-- start --

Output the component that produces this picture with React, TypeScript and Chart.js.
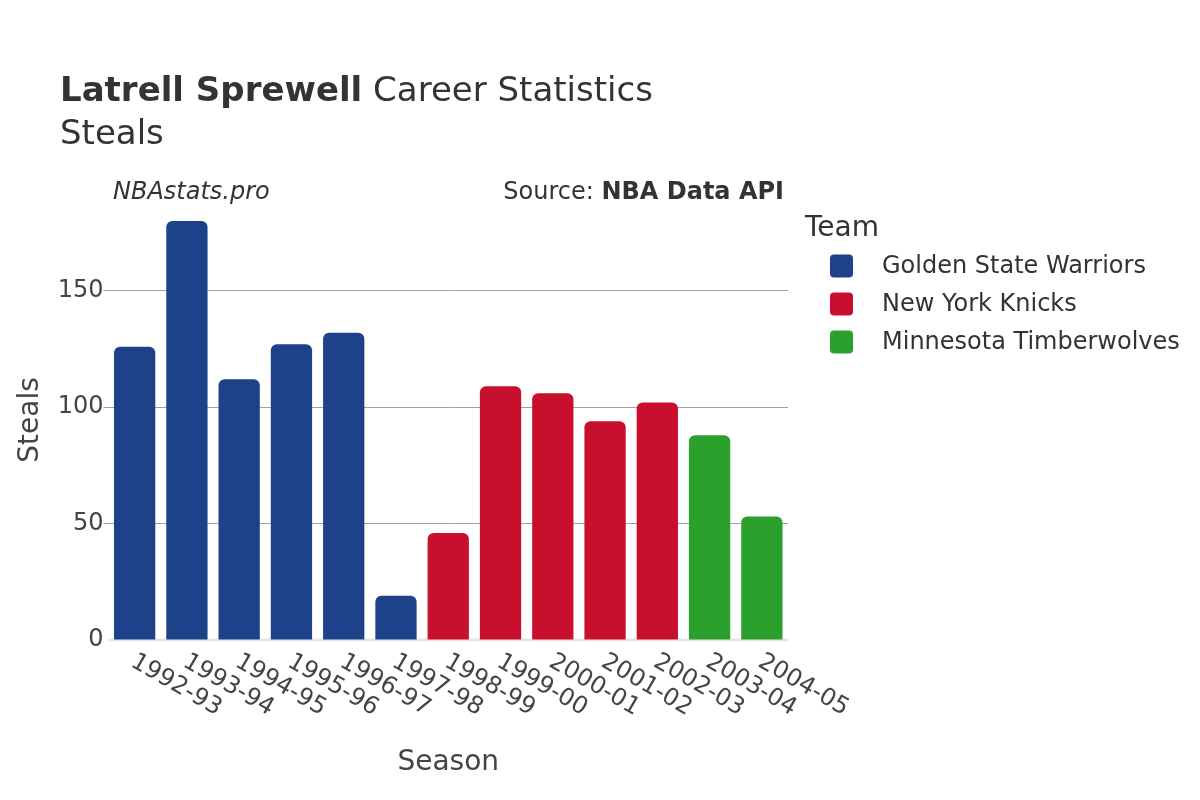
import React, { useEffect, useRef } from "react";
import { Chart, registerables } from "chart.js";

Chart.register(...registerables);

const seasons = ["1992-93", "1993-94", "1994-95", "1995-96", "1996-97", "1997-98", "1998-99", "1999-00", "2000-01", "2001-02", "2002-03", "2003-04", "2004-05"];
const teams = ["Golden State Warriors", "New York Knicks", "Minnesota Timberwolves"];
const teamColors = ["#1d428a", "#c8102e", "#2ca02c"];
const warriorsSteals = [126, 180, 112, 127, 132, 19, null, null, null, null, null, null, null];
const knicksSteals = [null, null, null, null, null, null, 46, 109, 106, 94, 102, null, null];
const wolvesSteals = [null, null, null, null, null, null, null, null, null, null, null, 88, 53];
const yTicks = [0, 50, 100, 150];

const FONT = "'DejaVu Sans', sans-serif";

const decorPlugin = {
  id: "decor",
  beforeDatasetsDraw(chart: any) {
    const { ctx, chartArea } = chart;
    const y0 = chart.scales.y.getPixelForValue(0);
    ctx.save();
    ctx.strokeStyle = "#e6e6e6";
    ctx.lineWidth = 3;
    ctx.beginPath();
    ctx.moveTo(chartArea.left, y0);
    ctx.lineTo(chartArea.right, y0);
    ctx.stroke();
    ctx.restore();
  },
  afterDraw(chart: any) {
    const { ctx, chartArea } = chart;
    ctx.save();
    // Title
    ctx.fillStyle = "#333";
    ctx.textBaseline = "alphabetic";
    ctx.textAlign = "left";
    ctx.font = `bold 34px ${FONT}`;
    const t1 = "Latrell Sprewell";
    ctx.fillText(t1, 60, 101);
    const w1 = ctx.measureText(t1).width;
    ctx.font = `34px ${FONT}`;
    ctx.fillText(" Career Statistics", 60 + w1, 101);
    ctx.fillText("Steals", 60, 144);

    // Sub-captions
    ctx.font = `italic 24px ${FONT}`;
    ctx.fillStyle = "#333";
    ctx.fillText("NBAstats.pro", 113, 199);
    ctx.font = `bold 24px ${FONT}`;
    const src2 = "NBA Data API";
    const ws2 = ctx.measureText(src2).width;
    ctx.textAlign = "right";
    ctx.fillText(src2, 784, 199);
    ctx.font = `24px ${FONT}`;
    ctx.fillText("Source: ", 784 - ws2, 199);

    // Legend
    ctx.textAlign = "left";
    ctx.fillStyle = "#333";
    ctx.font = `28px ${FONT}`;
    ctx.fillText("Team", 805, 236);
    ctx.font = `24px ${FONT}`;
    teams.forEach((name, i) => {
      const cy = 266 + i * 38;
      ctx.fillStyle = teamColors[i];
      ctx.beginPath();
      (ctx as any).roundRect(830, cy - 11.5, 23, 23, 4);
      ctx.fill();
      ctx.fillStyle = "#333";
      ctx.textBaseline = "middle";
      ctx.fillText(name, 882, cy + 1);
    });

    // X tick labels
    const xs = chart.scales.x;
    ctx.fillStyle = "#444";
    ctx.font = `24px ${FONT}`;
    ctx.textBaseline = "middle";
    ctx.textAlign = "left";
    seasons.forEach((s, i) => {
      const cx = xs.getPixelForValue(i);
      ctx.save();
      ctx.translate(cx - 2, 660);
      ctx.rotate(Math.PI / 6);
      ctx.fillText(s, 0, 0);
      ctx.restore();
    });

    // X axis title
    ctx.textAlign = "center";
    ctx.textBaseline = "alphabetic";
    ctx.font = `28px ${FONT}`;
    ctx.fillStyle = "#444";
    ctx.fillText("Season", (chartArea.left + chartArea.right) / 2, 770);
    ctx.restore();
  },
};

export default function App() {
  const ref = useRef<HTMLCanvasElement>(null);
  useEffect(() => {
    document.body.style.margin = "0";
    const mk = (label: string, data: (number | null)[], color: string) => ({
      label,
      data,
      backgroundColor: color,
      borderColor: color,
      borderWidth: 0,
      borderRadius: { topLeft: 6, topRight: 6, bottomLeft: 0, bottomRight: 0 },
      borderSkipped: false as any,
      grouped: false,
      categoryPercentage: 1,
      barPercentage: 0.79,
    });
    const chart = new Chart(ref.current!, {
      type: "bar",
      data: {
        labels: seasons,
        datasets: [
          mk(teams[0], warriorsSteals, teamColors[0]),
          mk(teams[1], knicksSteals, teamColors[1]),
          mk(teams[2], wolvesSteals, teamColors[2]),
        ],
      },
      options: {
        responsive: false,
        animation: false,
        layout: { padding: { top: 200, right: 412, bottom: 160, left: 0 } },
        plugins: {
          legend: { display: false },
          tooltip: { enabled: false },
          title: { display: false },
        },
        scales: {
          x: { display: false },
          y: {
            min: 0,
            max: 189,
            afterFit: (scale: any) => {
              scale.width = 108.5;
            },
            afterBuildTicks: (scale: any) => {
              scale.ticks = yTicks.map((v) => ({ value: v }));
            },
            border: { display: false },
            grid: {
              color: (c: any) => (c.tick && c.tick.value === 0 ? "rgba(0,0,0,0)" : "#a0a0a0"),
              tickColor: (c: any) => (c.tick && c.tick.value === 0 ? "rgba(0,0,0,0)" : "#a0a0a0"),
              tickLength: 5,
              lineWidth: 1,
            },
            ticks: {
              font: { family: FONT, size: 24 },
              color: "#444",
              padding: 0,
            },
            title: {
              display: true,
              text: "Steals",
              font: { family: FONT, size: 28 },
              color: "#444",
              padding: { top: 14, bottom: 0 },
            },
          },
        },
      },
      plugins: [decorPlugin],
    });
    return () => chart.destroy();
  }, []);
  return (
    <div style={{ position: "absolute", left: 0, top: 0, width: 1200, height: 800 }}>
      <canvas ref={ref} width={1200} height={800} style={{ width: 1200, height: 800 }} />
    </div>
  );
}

-- end --

# [Written problem]
Working from the material above, transcribe it exactly while omitting pictures.

# [Full output]
Output the component that produces this picture with React, TypeScript and Chart.js.
import React, { useEffect, useRef } from "react";
import { Chart, registerables } from "chart.js";

Chart.register(...registerables);

const seasons = ["1992-93", "1993-94", "1994-95", "1995-96", "1996-97", "1997-98", "1998-99", "1999-00", "2000-01", "2001-02", "2002-03", "2003-04", "2004-05"];
const teams = ["Golden State Warriors", "New York Knicks", "Minnesota Timberwolves"];
const teamColors = ["#1d428a", "#c8102e", "#2ca02c"];
const warriorsSteals = [126, 180, 112, 127, 132, 19, null, null, null, null, null, null, null];
const knicksSteals = [null, null, null, null, null, null, 46, 109, 106, 94, 102, null, null];
const wolvesSteals = [null, null, null, null, null, null, null, null, null, null, null, 88, 53];
const yTicks = [0, 50, 100, 150];

const FONT = "'DejaVu Sans', sans-serif";

const decorPlugin = {
  id: "decor",
  beforeDatasetsDraw(chart: any) {
    const { ctx, chartArea } = chart;
    const y0 = chart.scales.y.getPixelForValue(0);
    ctx.save();
    ctx.strokeStyle = "#e6e6e6";
    ctx.lineWidth = 3;
    ctx.beginPath();
    ctx.moveTo(chartArea.left, y0);
    ctx.lineTo(chartArea.right, y0);
    ctx.stroke();
    ctx.restore();
  },
  afterDraw(chart: any) {
    const { ctx, chartArea } = chart;
    ctx.save();
    // Title
    ctx.fillStyle = "#333";
    ctx.textBaseline = "alphabetic";
    ctx.textAlign = "left";
    ctx.font = `bold 34px ${FONT}`;
    const t1 = "Latrell Sprewell";
    ctx.fillText(t1, 60, 101);
    const w1 = ctx.measureText(t1).width;
    ctx.font = `34px ${FONT}`;
    ctx.fillText(" Career Statistics", 60 + w1, 101);
    ctx.fillText("Steals", 60, 144);

    // Sub-captions
    ctx.font = `italic 24px ${FONT}`;
    ctx.fillStyle = "#333";
    ctx.fillText("NBAstats.pro", 113, 199);
    ctx.font = `bold 24px ${FONT}`;
    const src2 = "NBA Data API";
    const ws2 = ctx.measureText(src2).width;
    ctx.textAlign = "right";
    ctx.fillText(src2, 784, 199);
    ctx.font = `24px ${FONT}`;
    ctx.fillText("Source: ", 784 - ws2, 199);

    // Legend
    ctx.textAlign = "left";
    ctx.fillStyle = "#333";
    ctx.font = `28px ${FONT}`;
    ctx.fillText("Team", 805, 236);
    ctx.font = `24px ${FONT}`;
    teams.forEach((name, i) => {
      const cy = 266 + i * 38;
      ctx.fillStyle = teamColors[i];
      ctx.beginPath();
      (ctx as any).roundRect(830, cy - 11.5, 23, 23, 4);
      ctx.fill();
      ctx.fillStyle = "#333";
      ctx.textBaseline = "middle";
      ctx.fillText(name, 882, cy + 1);
    });

    // X tick labels
    const xs = chart.scales.x;
    ctx.fillStyle = "#444";
    ctx.font = `24px ${FONT}`;
    ctx.textBaseline = "middle";
    ctx.textAlign = "left";
    seasons.forEach((s, i) => {
      const cx = xs.getPixelForValue(i);
      ctx.save();
      ctx.translate(cx - 2, 660);
      ctx.rotate(Math.PI / 6);
      ctx.fillText(s, 0, 0);
      ctx.restore();
    });

    // X axis title
    ctx.textAlign = "center";
    ctx.textBaseline = "alphabetic";
    ctx.font = `28px ${FONT}`;
    ctx.fillStyle = "#444";
    ctx.fillText("Season", (chartArea.left + chartArea.right) / 2, 770);
    ctx.restore();
  },
};

export default function App() {
  const ref = useRef<HTMLCanvasElement>(null);
  useEffect(() => {
    document.body.style.margin = "0";
    const mk = (label: string, data: (number | null)[], color: string) => ({
      label,
      data,
      backgroundColor: color,
      borderColor: color,
      borderWidth: 0,
      borderRadius: { topLeft: 6, topRight: 6, bottomLeft: 0, bottomRight: 0 },
      borderSkipped: false as any,
      grouped: false,
      categoryPercentage: 1,
      barPercentage: 0.79,
    });
    const chart = new Chart(ref.current!, {
      type: "bar",
      data: {
        labels: seasons,
        datasets: [
          mk(teams[0], warriorsSteals, teamColors[0]),
          mk(teams[1], knicksSteals, teamColors[1]),
          mk(teams[2], wolvesSteals, teamColors[2]),
        ],
      },
      options: {
        responsive: false,
        animation: false,
        layout: { padding: { top: 200, right: 412, bottom: 160, left: 0 } },
        plugins: {
          legend: { display: false },
          tooltip: { enabled: false },
          title: { display: false },
        },
        scales: {
          x: { display: false },
          y: {
            min: 0,
            max: 189,
            afterFit: (scale: any) => {
              scale.width = 108.5;
            },
            afterBuildTicks: (scale: any) => {
              scale.ticks = yTicks.map((v) => ({ value: v }));
            },
            border: { display: false },
            grid: {
              color: (c: any) => (c.tick && c.tick.value === 0 ? "rgba(0,0,0,0)" : "#a0a0a0"),
              tickColor: (c: any) => (c.tick && c.tick.value === 0 ? "rgba(0,0,0,0)" : "#a0a0a0"),
              tickLength: 5,
              lineWidth: 1,
            },
            ticks: {
              font: { family: FONT, size: 24 },
              color: "#444",
              padding: 0,
            },
            title: {
              display: true,
              text: "Steals",
              font: { family: FONT, size: 28 },
              color: "#444",
              padding: { top: 14, bottom: 0 },
            },
          },
        },
      },
      plugins: [decorPlugin],
    });
    return () => chart.destroy();
  }, []);
  return (
    <div style={{ position: "absolute", left: 0, top: 0, width: 1200, height: 800 }}>
      <canvas ref={ref} width={1200} height={800} style={{ width: 1200, height: 800 }} />
    </div>
  );
}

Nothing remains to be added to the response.